For all of Jay Powell’s lip service to the ideal of a “data driven” Federal Reserve, Powell is either not really looking at the data or not really understanding it. Powell is certainly ignoring several macroeconomic trends lying beneath the headline numbers—a mistake he shares with the corporate financial media, which fails time and again to look past the headline numbers to consider the longer-term ramifications of any data set.
With goods prices increasing and energy prices decreasing, the disparity between headline and core inflation is only going to grow, as will the inversion that puts core inflation higher than the headline number. No disequilibrium such as that can ever be sustainable in the long run, which means there is an economic shift up ahead where these trends will self-correct back towards an equilibrium position.
What that shift will be specifically, or when it will be, are two questions that, for the moment, remain unanswered.
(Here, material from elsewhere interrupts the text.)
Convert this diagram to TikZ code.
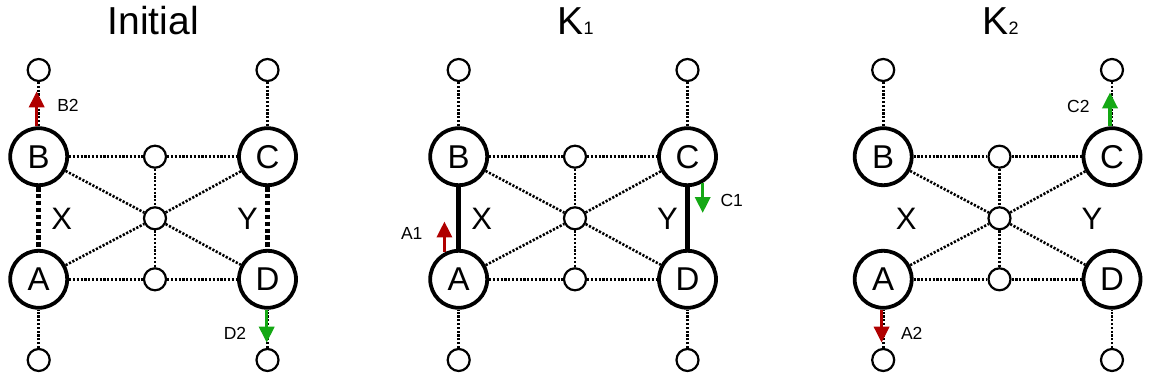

Yet the lack of answers for those questions should not blind us to the answers on the state of the economy that we do have—that the economy is unbalanced and getting more so.
If the Fed was truly data driven, if Jay Powell was not only looking at all of the data, but trying to understand it as well, we would be seeing more and more coherent discussion of the data after each FOMC meeting and rate increase decision. That we are not getting that discussion means Powell is either not looking at the data or is failing to understand it.
Which mistake Powell is making ultimately is a distinction without much difference, as both lead to the same misapprehension of the state of the economy overall.